__Task to complete__
In the listing below, identify each line with the word "script" and return those lines.

__Records to process__
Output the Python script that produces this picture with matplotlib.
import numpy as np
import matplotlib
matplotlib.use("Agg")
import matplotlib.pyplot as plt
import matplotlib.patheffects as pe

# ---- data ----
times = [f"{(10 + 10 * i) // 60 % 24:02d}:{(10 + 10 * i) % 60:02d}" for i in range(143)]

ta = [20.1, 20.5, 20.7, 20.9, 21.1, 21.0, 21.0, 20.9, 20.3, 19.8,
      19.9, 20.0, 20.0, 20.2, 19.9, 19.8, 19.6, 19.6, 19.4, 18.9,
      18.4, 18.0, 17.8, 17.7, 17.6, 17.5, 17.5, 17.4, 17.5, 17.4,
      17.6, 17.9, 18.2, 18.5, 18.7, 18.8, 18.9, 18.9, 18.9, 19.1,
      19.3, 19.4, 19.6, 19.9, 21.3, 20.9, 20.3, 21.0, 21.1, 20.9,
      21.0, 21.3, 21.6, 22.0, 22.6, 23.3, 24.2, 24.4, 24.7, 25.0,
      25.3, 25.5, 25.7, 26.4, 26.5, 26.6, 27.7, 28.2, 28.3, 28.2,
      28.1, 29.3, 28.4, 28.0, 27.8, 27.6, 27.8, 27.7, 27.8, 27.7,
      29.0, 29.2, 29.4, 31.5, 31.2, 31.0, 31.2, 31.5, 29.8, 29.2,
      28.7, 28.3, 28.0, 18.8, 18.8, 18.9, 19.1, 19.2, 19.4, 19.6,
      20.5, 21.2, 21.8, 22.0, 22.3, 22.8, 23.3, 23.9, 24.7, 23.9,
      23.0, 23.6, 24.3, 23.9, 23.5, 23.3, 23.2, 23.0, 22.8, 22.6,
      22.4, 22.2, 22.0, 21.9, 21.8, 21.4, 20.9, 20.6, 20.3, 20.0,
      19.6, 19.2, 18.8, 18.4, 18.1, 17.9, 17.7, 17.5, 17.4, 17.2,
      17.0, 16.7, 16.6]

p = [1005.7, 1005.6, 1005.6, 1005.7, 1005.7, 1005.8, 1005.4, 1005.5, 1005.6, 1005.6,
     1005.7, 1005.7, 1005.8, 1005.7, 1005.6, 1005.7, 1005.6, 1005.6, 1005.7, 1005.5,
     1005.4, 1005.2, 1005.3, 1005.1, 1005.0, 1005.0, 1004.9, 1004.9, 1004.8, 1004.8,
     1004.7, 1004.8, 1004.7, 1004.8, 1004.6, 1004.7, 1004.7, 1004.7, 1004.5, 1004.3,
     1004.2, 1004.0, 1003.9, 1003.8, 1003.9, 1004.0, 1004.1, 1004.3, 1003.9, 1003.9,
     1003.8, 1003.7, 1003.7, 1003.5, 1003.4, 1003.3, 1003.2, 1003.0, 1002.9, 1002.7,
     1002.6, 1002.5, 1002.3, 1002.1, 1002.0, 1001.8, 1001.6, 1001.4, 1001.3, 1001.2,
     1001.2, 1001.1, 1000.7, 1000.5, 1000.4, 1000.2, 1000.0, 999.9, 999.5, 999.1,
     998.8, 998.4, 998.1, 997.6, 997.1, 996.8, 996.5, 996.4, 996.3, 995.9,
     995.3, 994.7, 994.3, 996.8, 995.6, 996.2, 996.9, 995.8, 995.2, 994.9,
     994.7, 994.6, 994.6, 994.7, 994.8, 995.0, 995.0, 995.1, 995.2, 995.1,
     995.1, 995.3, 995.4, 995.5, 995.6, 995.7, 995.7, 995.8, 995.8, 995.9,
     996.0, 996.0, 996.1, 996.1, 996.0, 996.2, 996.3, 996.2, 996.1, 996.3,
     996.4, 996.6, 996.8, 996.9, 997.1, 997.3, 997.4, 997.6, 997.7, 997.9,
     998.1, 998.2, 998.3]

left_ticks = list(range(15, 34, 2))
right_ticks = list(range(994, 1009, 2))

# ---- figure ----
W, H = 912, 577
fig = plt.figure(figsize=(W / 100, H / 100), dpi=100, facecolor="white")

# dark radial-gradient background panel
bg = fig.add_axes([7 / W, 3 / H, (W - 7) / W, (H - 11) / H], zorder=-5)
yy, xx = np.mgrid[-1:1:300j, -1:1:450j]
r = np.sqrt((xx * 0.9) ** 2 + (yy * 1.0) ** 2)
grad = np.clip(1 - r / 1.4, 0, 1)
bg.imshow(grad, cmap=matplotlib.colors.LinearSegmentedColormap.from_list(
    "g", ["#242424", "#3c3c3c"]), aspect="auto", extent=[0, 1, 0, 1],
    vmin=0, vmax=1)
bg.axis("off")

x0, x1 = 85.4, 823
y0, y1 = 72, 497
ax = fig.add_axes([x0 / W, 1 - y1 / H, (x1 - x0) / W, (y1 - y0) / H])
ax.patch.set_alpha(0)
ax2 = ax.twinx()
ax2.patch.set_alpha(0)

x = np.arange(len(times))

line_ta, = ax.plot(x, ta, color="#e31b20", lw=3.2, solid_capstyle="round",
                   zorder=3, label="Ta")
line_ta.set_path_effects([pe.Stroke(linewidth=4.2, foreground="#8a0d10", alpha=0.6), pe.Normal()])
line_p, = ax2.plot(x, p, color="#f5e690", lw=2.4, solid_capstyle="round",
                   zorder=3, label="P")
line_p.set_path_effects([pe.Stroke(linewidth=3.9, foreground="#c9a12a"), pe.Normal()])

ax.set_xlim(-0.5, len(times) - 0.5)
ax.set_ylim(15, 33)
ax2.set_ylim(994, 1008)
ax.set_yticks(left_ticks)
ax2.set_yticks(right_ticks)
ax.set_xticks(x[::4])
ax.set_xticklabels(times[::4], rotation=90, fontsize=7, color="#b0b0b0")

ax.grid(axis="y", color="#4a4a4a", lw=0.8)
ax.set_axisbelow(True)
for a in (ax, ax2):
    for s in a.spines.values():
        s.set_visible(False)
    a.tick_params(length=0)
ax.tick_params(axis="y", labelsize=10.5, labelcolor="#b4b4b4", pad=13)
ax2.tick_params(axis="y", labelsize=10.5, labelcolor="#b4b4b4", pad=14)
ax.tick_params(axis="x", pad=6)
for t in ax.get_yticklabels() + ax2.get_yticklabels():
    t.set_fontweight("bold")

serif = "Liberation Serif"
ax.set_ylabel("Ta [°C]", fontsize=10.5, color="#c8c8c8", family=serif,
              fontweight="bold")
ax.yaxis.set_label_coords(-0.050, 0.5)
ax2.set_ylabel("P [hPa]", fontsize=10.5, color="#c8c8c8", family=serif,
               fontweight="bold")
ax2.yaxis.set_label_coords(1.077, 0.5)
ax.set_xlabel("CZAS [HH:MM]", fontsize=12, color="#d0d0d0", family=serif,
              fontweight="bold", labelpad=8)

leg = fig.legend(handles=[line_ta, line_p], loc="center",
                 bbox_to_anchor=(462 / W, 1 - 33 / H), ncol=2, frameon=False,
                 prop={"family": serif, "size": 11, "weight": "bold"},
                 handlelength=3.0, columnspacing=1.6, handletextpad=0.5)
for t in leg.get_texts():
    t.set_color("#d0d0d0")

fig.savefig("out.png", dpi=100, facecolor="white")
==
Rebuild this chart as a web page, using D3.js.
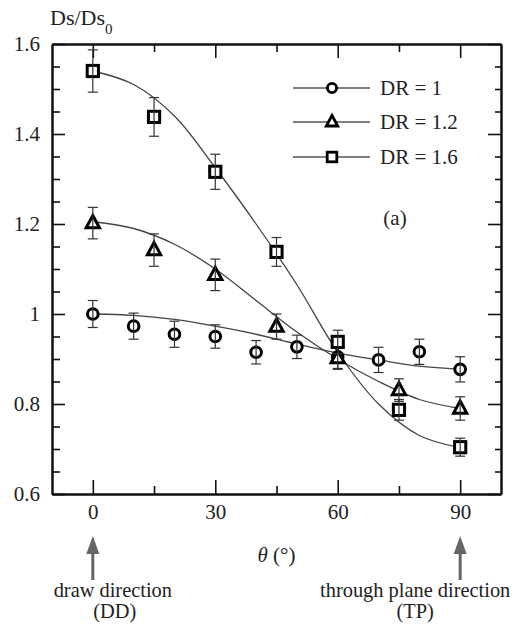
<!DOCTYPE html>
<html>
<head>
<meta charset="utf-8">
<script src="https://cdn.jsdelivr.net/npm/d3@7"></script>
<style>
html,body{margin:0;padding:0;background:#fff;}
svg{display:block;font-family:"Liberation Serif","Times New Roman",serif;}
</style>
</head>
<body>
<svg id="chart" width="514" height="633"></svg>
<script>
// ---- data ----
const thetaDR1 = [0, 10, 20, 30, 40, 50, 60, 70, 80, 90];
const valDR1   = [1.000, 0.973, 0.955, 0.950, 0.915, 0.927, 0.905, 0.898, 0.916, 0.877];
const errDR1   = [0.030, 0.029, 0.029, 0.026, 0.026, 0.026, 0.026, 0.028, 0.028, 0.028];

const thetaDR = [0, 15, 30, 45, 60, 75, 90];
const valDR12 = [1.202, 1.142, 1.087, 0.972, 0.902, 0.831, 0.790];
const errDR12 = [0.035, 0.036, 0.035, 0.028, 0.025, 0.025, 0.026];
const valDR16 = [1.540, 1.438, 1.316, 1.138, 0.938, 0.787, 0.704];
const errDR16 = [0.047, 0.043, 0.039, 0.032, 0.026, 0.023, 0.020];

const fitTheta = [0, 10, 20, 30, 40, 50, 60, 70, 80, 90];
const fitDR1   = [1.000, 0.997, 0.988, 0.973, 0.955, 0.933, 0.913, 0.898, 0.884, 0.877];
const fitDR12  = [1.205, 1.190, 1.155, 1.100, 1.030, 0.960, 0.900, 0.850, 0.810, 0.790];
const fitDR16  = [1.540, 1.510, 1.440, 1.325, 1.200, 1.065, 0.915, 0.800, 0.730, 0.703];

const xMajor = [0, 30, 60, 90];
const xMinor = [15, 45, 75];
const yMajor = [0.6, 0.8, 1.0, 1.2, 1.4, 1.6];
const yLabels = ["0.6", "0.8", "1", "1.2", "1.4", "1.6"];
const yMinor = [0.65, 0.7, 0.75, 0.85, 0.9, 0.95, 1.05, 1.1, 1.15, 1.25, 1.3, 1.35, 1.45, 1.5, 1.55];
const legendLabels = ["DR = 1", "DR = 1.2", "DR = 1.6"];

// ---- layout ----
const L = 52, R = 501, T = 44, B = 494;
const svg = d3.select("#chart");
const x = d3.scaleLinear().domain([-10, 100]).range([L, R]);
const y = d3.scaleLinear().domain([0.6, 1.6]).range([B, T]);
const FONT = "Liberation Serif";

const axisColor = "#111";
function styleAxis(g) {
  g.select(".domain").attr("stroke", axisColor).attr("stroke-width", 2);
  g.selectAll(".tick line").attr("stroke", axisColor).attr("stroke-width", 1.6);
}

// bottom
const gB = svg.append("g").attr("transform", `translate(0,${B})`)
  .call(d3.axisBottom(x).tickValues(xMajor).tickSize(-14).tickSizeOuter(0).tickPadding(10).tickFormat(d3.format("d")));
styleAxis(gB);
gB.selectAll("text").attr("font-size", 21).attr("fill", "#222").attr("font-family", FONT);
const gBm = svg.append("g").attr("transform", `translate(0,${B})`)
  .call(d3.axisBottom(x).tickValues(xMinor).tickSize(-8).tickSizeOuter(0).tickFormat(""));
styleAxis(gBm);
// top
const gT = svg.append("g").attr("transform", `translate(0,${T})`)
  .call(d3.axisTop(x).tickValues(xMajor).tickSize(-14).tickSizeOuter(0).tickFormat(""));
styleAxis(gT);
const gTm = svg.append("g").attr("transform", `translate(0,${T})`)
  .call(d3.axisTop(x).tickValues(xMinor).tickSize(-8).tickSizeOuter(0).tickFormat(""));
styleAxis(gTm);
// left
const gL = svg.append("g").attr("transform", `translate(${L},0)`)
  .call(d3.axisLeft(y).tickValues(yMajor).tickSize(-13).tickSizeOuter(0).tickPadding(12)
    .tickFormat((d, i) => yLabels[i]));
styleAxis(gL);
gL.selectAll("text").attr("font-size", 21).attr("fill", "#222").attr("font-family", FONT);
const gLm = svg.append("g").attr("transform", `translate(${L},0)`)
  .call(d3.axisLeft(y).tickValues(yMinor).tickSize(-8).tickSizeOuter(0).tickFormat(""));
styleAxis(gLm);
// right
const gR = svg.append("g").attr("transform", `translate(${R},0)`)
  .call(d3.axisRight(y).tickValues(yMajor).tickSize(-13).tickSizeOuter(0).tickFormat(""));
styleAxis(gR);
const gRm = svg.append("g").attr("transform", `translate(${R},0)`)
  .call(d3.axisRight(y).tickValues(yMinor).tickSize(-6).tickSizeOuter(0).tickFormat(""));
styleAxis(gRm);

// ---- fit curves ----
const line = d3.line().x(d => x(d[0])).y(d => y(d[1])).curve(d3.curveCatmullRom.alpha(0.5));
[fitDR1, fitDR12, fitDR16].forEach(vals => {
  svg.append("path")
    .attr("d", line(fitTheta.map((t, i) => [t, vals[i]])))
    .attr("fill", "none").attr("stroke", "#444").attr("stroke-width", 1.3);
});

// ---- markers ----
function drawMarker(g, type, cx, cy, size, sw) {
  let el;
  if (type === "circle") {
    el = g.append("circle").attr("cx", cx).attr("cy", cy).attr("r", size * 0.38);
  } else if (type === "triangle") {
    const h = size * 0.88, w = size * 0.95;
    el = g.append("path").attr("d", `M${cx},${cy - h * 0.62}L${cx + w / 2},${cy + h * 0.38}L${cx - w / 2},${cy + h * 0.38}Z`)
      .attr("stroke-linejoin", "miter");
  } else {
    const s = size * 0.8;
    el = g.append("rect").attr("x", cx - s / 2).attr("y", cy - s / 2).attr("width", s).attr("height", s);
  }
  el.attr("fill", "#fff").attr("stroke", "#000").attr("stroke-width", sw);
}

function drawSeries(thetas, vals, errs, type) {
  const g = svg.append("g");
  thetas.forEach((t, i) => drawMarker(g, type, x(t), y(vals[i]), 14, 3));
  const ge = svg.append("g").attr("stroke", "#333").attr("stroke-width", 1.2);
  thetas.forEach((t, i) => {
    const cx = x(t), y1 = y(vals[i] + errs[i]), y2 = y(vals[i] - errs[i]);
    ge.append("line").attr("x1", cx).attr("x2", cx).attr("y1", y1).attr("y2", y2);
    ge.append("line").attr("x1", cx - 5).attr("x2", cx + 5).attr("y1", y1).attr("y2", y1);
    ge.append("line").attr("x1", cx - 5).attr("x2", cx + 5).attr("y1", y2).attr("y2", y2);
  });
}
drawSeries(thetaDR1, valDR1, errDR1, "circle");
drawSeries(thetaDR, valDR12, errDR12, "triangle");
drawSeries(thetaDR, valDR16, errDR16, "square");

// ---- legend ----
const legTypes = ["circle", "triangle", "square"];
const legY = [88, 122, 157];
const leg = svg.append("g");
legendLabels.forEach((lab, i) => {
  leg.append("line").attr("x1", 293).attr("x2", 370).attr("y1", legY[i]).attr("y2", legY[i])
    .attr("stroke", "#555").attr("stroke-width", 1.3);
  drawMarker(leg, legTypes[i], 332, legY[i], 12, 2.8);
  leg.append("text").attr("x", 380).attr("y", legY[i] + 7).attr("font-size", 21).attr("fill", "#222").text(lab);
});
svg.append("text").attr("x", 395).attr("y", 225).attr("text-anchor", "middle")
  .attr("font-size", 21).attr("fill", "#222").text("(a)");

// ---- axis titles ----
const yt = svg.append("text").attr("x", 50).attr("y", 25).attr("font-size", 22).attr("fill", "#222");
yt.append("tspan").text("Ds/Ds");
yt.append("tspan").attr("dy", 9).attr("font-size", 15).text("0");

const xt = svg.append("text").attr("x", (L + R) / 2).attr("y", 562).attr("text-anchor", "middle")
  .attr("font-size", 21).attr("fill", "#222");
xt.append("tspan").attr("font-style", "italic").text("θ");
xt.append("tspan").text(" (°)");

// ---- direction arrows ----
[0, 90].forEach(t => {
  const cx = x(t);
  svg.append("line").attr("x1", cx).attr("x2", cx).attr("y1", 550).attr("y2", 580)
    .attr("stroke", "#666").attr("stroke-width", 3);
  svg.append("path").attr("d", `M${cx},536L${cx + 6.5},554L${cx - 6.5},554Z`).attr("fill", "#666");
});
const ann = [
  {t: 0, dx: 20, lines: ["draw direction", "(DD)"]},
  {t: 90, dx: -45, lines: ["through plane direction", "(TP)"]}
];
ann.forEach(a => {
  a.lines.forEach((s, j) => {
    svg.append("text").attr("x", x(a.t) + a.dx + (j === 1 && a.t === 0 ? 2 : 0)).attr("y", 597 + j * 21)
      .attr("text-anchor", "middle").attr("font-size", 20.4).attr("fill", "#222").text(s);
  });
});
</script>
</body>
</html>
---
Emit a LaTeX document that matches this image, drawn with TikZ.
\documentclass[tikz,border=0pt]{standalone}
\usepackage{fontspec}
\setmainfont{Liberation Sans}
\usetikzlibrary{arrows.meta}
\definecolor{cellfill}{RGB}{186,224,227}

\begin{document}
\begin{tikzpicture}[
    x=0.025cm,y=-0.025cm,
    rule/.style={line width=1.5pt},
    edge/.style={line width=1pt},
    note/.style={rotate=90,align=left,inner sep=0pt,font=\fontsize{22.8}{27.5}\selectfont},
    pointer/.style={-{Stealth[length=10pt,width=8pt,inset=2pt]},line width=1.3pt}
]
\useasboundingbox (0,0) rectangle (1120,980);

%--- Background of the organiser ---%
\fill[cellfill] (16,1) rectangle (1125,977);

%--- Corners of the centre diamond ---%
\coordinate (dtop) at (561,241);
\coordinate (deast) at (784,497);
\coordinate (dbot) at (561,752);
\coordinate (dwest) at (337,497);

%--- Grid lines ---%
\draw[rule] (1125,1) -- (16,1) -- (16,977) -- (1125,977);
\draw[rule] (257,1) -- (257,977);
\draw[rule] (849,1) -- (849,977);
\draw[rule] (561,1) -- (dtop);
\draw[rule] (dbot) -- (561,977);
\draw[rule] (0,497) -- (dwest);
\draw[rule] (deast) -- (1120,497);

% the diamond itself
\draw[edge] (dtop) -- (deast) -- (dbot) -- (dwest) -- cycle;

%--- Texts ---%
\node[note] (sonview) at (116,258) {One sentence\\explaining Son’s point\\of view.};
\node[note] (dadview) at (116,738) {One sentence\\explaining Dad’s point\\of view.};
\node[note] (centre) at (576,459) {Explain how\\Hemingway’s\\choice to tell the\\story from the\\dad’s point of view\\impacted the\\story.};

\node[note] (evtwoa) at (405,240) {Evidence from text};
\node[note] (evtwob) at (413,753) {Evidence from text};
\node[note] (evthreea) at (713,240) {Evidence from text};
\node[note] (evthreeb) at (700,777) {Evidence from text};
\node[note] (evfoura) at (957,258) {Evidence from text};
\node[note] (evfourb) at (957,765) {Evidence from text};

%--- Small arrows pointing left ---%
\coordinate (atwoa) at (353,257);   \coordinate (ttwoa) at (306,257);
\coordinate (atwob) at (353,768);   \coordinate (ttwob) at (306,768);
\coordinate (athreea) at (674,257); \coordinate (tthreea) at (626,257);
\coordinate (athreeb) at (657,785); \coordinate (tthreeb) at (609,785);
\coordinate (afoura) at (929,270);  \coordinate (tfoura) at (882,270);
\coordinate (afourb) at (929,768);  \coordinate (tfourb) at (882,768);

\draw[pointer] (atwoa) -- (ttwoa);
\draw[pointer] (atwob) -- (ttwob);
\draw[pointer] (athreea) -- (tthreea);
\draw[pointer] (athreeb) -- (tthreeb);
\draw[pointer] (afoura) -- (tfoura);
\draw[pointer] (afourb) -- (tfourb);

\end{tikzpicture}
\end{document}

__Exercise response__
Output the Python script that produces this picture with matplotlib.
<script src="https://cdn.jsdelivr.net/npm/d3@7"></script>
<script>
</script>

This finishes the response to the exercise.